My introduction to Solarpunk

It seems I am gaining a lot of interest in solar. The topic has always facinated me, mainly because it seems so simple, yet so difficult and foreign. How come something as simple as putting some cells on the rooftops will lower our killer power bill.

Living in a hot land, things like A/C are vital to our living standards. I’m used to sleep with A/C on all night, internet, and computers running 24/7, as a coder, they run specially during the night.

My family house used around 2.5 kw/h own a rather medium sized pool and also had up to 5 vehiecles. I imagined our carboon footprint was a large as it could be. No we didn’t had a private jet or travel every other week, but we did had a great deal of vacationing, a large office, and a large payroll.

And no is not to brag, but to actually make sense how can this or other families could afford to mantain their lifestyle entirely on the sun.

Sure we did had land, unocuppied land and even a ranch and with some great creditline we could have foster our own little power plant that could not only be enough for us but for maybe even the whole block.

We might have not have had the engineering expertise but being a civil engineer, this knowledge could have been acquired rather easily. Not just that, but it could have been good for business, generating hydropower was one way we were already making money, a solar plant could have been something unique that could have made us even more money.

But let’s do the math? How exactly is solar affordable not just now but back in the 80s/90s?

Right now the math goes like this:

400dls x 1kw/day panel plus inverter and wiring. To get our solar juice around 2 panels would have been an 800 dls investment.

I would love to get into the economics of it all, but I think this vary greatly because of the lack of knowledge for building such things nationally. Having to import everything put a high tax on the implementation, and this makes it hard to be able to get things straighten up.

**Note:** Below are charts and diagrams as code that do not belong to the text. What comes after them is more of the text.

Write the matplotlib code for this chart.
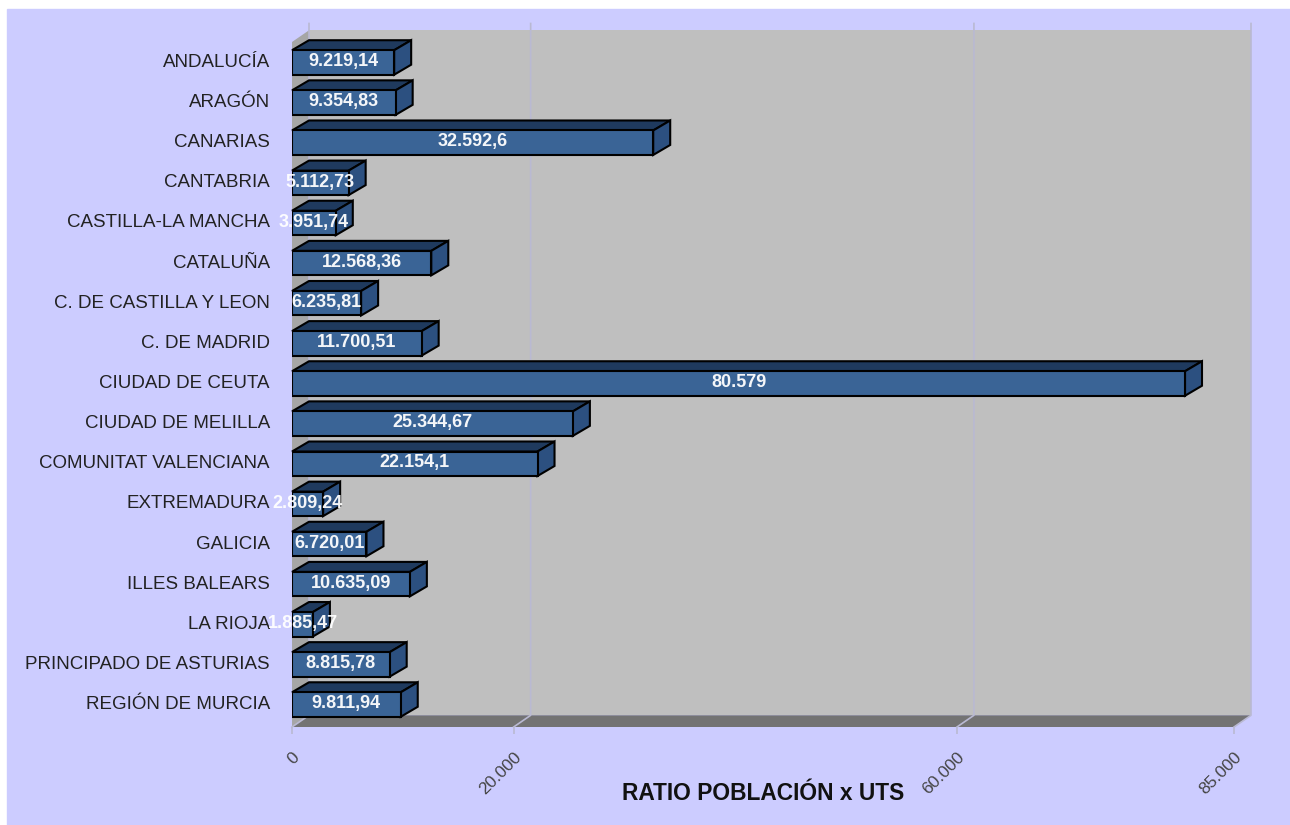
import matplotlib
matplotlib.use("Agg")
import matplotlib.pyplot as plt
from matplotlib.patches import Polygon, Rectangle
from matplotlib.transforms import ScaledTranslation

regions = ["ANDALUCÍA", "ARAGÓN", "CANARIAS", "CANTABRIA", "CASTILLA-LA MANCHA", "CATALUÑA",
           "C. DE CASTILLA Y LEON", "C. DE MADRID", "CIUDAD DE CEUTA", "CIUDAD DE MELILLA",
           "COMUNITAT VALENCIANA", "EXTREMADURA", "GALICIA", "ILLES BALEARS", "LA RIOJA",
           "PRINCIPADO DE ASTURIAS", "REGIÓN DE MURCIA"]
ratio = [9219.14, 9354.83, 32592.6, 5112.73, 3951.74, 12568.36, 6235.81, 11700.51, 80579,
         25344.67, 22154.1, 2809.24, 6720.01, 10635.09, 1885.47, 8815.78, 9811.94]
ratio_labels = ["9.219,14", "9.354,83", "32.592,6", "5.112,73", "3.951,74", "12.568,36", "6.235,81",
                "11.700,51", "80.579", "25.344,67", "22.154,1", "2.809,24", "6.720,01", "10.635,09",
                "1.885,47", "8.815,78", "9.811,94"]
x_ticks = [0, 20000, 60000, 85000]
x_tick_labels = ["0", "20.000", "60.000", "85.000"]

W, H = 1290, 825
plt.rcParams['font.family'] = ['Liberation Sans', 'DejaVu Sans']

fig = plt.figure(figsize=(W / 100, H / 100), dpi=100, facecolor="white")
fig.add_artist(Rectangle((7 / W, 0), 1, 1 - 9 / H, transform=fig.transFigure, color="#ccccff", zorder=-5))

# front plane of the 3d box
ax = fig.add_axes([292 / W, 1 - 727 / H, 942 / W, 685 / H])
ax.patch.set_visible(False)
for s in ax.spines.values():
    s.set_visible(False)

xmax = 85000
ax.set_xlim(0, xmax)
y_top, y_bot = -0.51, 16.56
ax.set_ylim(y_bot, y_top)

dx = xmax * 17 / 942
dy = -11.7 / 40.125
bar_dy = -10 / 40.125
bar_h = 0.61


def poly(pts, color, z, ec="none", lw=0):
    ax.add_patch(Polygon(pts, closed=True, facecolor=color, edgecolor=ec, linewidth=lw,
                         zorder=z, clip_on=False, joinstyle="miter"))


# walls and floor
poly([(dx, y_bot + dy), (xmax + dx, y_bot + dy), (xmax + dx, y_top + dy), (dx, y_top + dy)], "#bfbfbf", 1)
poly([(0, y_top), (dx, y_top + dy), (dx, y_bot + dy), (0, y_bot)], "#a6a6a6", 1)
poly([(0, y_bot), (xmax, y_bot), (xmax + dx, y_bot + dy), (dx, y_bot + dy)], "#737373", 1)

# grid lines go up the back wall and then slant down the floor
for t in x_ticks:
    ax.plot([t, t + dx, t + dx], [y_bot, y_bot + dy, y_top + dy - 0.17], color="#b9b9d2", lw=1.2,
            zorder=2, clip_on=False)

# bars
ax.barh(range(len(regions)), ratio, height=bar_h, color="#3a6496", edgecolor="black", linewidth=1.5, zorder=5)
for i, v in enumerate(ratio):
    t, b = i - bar_h / 2, i + bar_h / 2
    poly([(0, t), (v, t), (v + dx, t + bar_dy), (dx, t + bar_dy)], "#1f3a5e", 4, "black", 1.5)
    poly([(v, t), (v + dx, t + bar_dy), (v + dx, b + bar_dy), (v, b)], "#2c5080", 4, "black", 1.5)
    ax.text(v / 2, i - 0.02, ratio_labels[i], color="white", fontsize=13, fontweight="bold", ha="center",
            va="center", zorder=6, clip_on=False, alpha=0.95)

ax.set_yticks(range(len(regions)))
ax.set_yticklabels(regions, fontsize=13.5, color="#222222")
ax.tick_params(axis="y", length=0, pad=16)
up = ScaledTranslation(0, 2 / 100, fig.dpi_scale_trans)
for lab in ax.get_yticklabels():
    lab.set_transform(lab.get_transform() + up)

ax.set_xticks(x_ticks)
ax.set_xticklabels(x_tick_labels, fontsize=12.4, color="#444444", rotation=45, ha="right", va="center",
                   rotation_mode="anchor")
ax.tick_params(axis="x", length=5, width=1.2, color="#b9b9d2", pad=0)
shift = ScaledTranslation(5 / 100, -21 / 100, fig.dpi_scale_trans)
for lab in ax.get_xticklabels():
    lab.set_transform(lab.get_transform() + shift)

fig.text(763.5 / W, 1 - 791 / H, "RATIO POBLACIÓN x UTS", fontsize=16.4, fontweight="bold", color="#111111",
         ha="center", va="center_baseline")

fig.savefig("out.png", dpi=100)
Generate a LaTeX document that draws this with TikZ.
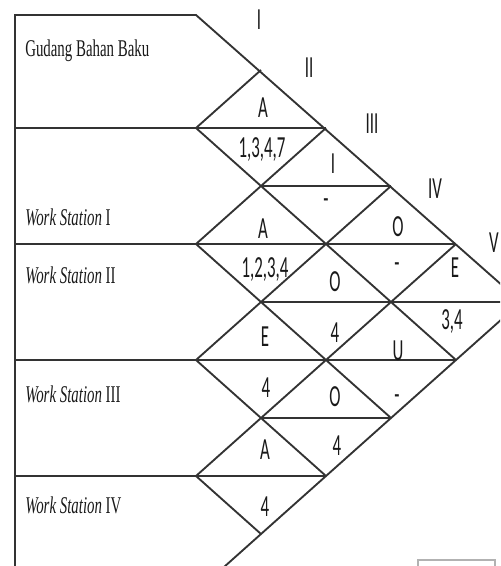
\documentclass[tikz,border=0pt]{standalone}
\usepackage{fontspec}
\newfontfamily\rowfont[FakeStretch=0.62]{Liberation Serif}
\newfontfamily\cellfont[FakeStretch=0.55]{Carlito}
\tikzstyle{gridline}=[line width=1.4pt,draw=black!80]
\tikzstyle{rowname}=[
        anchor=base west,
        inner sep=0pt,
        text=black!90,
        font=\rowfont\fontsize{18}{20}\selectfont
]
\tikzstyle{cell}=[
        inner sep=0pt,
        text height=14.8pt,
        text depth=0pt,
        text=black!90,
        font=\cellfont\fontsize{23}{25}\selectfont
]
\tikzstyle{header}=[cell]

\begin{document}
\begin{tikzpicture}[x=0.75pt,y=-0.75pt]
\clip (0,0) rectangle (500,566);
%kerangka
\draw[gridline] (15,600) -- (15,15) -- (196,15) -- (521,302);
\foreach \v/\m in {2/2,4/4,6/4,8/2}
  \draw[gridline] (15,12+58*\v) -- (196+65*\m,12+58*\v);
\foreach \v/\m in {3/3,5/5,7/3}
  \draw[gridline] (196+65,12+58*\v) -- (196+65*\m,12+58*\v);
\foreach \k in {1,...,4}
  \draw[gridline] (196,12+116*\k) -- ++(65*5-65*\k,58*5-58*\k);
\foreach \k in {1,...,5}
  \draw[gridline] (196,12+116*\k) -- ++(65*\k,-58*\k);
\draw[gray!60,line width=0.8pt] (418,570) -- (418,560) -- (495,560) -- (495,570);
\node[rowname] (gbb) at (25,57) {Gudang Bahan Baku};
\node[rowname] (ws1) at (25,225) {\itshape Work Station\upshape\ I};
\node[rowname] (ws2) at (25,283) {\itshape Work Station\upshape\ II};
\node[rowname] (ws3) at (25,402) {\itshape Work Station\upshape\ III};
\node[rowname] (ws4) at (25,513) {\itshape Work Station\upshape\ IV};
\node[header] (h1) at (259,20) {I};
\node[header] (h2) at (309,68) {II};
\node[header] (h3) at (372,124) {III};
\node[header] (h4) at (435,189) {IV};
\node[header] (h5) at (494,243) {V};
\node[cell] (c12a) at (263,108) {A};
\node[cell] (c12b) at (262,148) {1,3,4,7};
\node[cell] (c13a) at (333,164) {I};
\node[cell] (c13b) at (326,199) {-};
\node[cell] (c14a) at (398,227) {O};
\node[cell] (c14b) at (397,263) {-};
\node[cell] (c15a) at (455,268) {E};
\node[cell] (c15b) at (452,320) {3,4};
\node[cell] (c23a) at (263,229) {A};
\node[cell] (c23b) at (265,268) {1,2,3,4};
\node[cell] (c24a) at (335,282) {O};
\node[cell] (c24b) at (335,333) {4};
\node[cell] (c25a) at (398,351) {U};
\node[cell] (c25b) at (397,395) {-};
\node[cell] (c34a) at (265,337) {E};
\node[cell] (c34b) at (266,388) {4};
\node[cell] (c35a) at (335,397) {O};
\node[cell] (c35b) at (337,446) {4};
\node[cell] (c45a) at (265,450) {A};
\node[cell] (c45b) at (265,507) {4};
\end{tikzpicture}
\end{document}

Researching solar, I have come across facinating things. One of the experiments I remember well is how to harvest energy even from a light post many miles away enough to at least spin a small wheel.

Another was about the way it was rather easy to build solar panels from garbage.

Finally I learn how the history of the world could have greatly changed to a solar reality if some experiments would have gone well back in the early 1900s.

So now, thanks to random events I am getting back into solar once again and I hope this time I would be able to get things finalized into true solar benefit.